-------- GIVEN RECORDS --------
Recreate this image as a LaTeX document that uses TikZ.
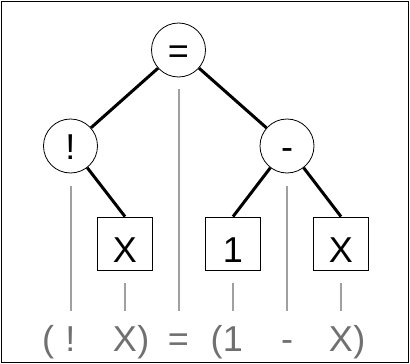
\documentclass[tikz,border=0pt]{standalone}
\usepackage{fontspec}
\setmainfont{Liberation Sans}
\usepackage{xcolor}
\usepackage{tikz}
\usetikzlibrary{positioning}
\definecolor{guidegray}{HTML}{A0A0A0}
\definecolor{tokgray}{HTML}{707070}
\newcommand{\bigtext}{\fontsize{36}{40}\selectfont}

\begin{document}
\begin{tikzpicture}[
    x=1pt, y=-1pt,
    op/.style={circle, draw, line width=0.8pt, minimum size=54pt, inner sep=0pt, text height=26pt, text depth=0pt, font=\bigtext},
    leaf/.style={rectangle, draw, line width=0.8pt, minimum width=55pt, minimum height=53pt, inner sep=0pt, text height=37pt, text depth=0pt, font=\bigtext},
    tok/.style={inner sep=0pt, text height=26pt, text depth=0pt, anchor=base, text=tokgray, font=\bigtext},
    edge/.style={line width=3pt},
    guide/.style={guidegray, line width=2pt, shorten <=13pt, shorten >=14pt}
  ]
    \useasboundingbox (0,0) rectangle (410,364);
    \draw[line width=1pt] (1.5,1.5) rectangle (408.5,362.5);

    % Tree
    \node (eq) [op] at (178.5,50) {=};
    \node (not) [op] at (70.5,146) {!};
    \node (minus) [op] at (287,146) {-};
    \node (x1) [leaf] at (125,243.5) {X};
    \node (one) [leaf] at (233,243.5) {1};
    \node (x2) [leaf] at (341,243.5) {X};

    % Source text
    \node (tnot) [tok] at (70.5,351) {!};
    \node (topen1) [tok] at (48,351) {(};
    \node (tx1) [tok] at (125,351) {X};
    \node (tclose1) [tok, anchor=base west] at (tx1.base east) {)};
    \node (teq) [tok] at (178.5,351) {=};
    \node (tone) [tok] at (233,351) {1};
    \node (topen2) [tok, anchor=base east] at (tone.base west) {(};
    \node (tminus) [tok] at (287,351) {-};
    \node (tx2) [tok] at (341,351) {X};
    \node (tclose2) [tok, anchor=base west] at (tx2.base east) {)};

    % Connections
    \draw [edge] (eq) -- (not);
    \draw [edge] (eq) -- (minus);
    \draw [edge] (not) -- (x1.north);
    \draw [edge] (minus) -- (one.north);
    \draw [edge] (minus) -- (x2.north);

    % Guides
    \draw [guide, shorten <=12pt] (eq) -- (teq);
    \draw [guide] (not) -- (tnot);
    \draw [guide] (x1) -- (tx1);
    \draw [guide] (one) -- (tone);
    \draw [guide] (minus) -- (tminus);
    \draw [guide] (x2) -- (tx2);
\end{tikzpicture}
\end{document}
--------
-------- GIVEN RECORDS --------
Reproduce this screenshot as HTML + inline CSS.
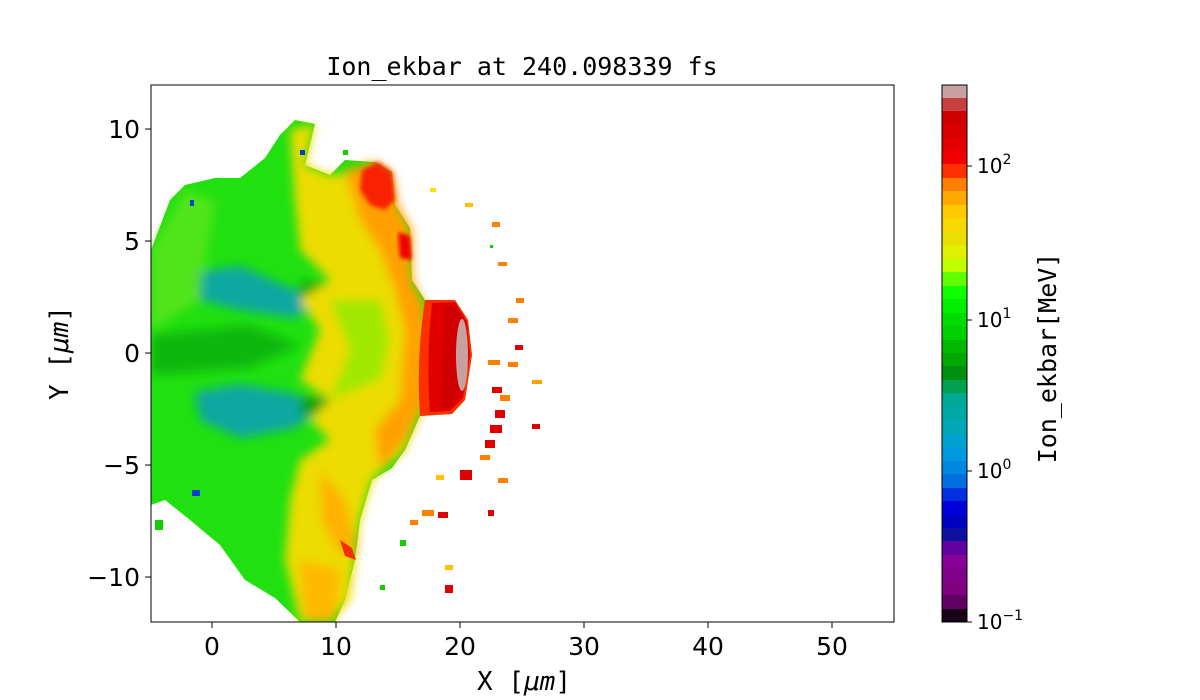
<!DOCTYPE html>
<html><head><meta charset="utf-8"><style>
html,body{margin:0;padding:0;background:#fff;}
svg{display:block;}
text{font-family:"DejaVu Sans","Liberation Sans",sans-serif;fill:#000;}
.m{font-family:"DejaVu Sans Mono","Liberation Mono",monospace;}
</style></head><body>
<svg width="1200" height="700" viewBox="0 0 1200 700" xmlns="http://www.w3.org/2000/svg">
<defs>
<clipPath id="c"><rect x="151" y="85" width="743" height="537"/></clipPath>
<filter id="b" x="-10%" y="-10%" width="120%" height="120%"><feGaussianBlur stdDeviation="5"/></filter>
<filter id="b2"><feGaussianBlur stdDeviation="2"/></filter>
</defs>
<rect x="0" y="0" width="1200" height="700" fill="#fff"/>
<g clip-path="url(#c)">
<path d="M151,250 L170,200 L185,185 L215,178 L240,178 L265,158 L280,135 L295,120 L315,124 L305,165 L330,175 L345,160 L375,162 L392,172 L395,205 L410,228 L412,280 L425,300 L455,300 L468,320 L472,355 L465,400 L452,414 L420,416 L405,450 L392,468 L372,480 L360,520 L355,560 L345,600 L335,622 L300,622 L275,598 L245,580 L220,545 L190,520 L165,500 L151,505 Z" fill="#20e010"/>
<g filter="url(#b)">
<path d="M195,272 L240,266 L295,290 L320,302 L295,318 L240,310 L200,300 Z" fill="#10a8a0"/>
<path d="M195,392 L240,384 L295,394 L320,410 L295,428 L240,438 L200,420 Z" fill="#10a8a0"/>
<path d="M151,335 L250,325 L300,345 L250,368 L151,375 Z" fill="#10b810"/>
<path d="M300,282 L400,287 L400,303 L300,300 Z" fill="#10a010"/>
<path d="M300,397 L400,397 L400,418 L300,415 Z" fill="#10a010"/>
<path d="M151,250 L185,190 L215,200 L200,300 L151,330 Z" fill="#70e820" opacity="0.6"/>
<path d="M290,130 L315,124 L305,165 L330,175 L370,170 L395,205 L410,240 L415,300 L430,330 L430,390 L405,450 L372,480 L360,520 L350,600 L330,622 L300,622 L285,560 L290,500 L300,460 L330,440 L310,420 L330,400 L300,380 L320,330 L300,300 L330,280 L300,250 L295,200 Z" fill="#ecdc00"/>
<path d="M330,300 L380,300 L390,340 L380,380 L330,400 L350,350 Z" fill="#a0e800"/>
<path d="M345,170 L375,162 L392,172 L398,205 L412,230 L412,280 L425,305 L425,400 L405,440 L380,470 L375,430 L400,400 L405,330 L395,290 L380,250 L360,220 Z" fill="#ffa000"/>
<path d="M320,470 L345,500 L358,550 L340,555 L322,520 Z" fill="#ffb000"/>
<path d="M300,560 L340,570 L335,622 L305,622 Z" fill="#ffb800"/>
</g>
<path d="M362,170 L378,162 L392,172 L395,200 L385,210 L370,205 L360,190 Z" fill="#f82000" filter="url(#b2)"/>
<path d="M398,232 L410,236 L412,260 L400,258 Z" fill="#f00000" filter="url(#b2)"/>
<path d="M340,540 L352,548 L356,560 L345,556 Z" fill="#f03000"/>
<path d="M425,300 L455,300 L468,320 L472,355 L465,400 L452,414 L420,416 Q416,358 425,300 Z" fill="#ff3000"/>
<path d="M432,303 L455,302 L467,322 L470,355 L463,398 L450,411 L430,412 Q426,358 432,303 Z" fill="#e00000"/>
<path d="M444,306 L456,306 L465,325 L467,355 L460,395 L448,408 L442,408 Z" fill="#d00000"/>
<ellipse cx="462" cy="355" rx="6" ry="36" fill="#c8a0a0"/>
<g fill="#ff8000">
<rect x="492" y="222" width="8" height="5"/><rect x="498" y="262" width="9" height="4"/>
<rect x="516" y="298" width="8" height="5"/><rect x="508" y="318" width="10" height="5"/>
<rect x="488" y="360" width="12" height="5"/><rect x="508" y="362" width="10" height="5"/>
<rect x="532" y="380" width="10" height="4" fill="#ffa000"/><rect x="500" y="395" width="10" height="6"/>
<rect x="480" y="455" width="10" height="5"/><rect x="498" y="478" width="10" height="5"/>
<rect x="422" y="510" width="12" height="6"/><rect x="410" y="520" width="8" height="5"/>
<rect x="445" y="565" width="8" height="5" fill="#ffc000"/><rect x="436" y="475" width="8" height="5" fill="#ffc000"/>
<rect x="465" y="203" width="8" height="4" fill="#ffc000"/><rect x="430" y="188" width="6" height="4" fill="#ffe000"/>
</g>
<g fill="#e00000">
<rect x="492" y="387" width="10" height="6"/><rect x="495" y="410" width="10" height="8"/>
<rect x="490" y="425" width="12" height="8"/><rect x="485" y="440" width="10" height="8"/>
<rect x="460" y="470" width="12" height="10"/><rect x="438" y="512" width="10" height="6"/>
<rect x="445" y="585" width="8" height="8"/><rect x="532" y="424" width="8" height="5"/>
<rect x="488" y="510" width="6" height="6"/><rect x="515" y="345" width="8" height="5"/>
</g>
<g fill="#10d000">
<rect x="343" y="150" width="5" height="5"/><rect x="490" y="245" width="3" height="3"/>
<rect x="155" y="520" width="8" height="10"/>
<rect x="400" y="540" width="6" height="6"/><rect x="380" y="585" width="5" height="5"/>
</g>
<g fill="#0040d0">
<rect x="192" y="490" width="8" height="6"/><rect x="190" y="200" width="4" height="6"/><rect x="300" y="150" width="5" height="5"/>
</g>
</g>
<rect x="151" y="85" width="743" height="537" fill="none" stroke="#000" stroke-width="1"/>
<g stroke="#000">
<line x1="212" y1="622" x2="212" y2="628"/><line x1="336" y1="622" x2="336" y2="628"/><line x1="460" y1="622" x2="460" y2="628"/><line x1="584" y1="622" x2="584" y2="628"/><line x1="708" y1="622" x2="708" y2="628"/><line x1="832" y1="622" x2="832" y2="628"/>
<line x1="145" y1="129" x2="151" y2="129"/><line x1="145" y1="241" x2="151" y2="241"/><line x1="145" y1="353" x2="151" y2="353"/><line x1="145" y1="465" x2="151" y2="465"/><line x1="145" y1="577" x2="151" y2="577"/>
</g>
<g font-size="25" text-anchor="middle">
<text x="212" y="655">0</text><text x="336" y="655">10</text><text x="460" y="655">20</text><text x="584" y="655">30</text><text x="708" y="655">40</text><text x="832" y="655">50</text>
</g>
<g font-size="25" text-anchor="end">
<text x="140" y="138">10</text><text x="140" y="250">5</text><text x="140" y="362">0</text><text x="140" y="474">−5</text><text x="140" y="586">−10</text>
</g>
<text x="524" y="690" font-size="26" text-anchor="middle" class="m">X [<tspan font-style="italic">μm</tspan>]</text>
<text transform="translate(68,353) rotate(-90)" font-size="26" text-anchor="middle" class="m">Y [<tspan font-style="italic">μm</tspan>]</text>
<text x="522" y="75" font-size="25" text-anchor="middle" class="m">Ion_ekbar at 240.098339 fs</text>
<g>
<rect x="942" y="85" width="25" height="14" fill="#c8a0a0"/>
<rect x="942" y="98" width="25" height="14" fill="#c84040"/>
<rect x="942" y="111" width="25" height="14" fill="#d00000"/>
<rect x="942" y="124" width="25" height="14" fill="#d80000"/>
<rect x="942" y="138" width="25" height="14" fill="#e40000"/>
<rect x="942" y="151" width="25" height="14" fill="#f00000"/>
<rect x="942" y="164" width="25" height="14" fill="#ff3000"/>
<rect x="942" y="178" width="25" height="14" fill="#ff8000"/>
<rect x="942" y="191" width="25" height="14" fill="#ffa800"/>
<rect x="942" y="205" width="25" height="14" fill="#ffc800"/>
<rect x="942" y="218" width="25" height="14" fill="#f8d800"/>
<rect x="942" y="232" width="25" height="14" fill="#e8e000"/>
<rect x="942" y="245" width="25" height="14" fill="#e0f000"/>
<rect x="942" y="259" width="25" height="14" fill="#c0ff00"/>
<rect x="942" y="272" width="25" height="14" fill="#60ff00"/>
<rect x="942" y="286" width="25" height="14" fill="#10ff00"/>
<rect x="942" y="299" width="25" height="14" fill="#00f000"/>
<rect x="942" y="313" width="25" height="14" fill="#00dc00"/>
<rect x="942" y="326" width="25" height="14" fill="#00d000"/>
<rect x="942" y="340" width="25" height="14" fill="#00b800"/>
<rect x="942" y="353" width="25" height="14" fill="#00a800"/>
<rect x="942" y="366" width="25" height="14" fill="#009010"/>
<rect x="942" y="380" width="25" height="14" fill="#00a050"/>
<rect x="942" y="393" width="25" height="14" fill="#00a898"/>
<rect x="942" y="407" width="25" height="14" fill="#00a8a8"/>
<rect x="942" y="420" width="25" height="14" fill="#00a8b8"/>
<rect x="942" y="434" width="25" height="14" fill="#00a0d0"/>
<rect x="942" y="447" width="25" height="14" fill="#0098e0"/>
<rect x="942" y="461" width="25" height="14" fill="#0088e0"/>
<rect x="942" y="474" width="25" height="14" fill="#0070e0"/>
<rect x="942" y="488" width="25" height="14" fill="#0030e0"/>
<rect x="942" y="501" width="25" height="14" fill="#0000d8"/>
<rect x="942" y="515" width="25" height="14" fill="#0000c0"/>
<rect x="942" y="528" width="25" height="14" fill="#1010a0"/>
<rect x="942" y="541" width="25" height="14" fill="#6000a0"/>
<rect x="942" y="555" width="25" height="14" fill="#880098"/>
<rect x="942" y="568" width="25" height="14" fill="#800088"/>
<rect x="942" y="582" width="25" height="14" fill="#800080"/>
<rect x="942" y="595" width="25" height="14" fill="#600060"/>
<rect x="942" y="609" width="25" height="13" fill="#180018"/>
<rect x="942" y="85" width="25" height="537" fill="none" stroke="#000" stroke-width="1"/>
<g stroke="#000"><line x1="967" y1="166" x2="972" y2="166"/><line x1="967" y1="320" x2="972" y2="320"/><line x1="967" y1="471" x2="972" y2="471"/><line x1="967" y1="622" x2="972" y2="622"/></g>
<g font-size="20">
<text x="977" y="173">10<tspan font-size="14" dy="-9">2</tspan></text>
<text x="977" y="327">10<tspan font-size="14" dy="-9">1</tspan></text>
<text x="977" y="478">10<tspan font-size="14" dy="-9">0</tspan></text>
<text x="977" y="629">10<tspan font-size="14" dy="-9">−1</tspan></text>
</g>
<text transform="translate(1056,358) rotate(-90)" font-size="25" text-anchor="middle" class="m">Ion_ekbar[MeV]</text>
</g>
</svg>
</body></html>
--------
▸ **WHAT IS REQUIRED**
Leave out the pictures and transcribe exactly the lines from the one containing "Recreate this image" through the one containing "(1.5,1.5) rectangle (408.5,362.5);".

▸ **EXPECTED ANSWER**
Recreate this image as a LaTeX document that uses TikZ.
\documentclass[tikz,border=0pt]{standalone}
\usepackage{fontspec}
\setmainfont{Liberation Sans}
\usepackage{xcolor}
\usepackage{tikz}
\usetikzlibrary{positioning}
\definecolor{guidegray}{HTML}{A0A0A0}
\definecolor{tokgray}{HTML}{707070}
\newcommand{\bigtext}{\fontsize{36}{40}\selectfont}

\begin{document}
\begin{tikzpicture}[
    x=1pt, y=-1pt,
    op/.style={circle, draw, line width=0.8pt, minimum size=54pt, inner sep=0pt, text height=26pt, text depth=0pt, font=\bigtext},
    leaf/.style={rectangle, draw, line width=0.8pt, minimum width=55pt, minimum height=53pt, inner sep=0pt, text height=37pt, text depth=0pt, font=\bigtext},
    tok/.style={inner sep=0pt, text height=26pt, text depth=0pt, anchor=base, text=tokgray, font=\bigtext},
    edge/.style={line width=3pt},
    guide/.style={guidegray, line width=2pt, shorten <=13pt, shorten >=14pt}
  ]
    \useasboundingbox (0,0) rectangle (410,364);
    \draw[line width=1pt] (1.5,1.5) rectangle (408.5,362.5);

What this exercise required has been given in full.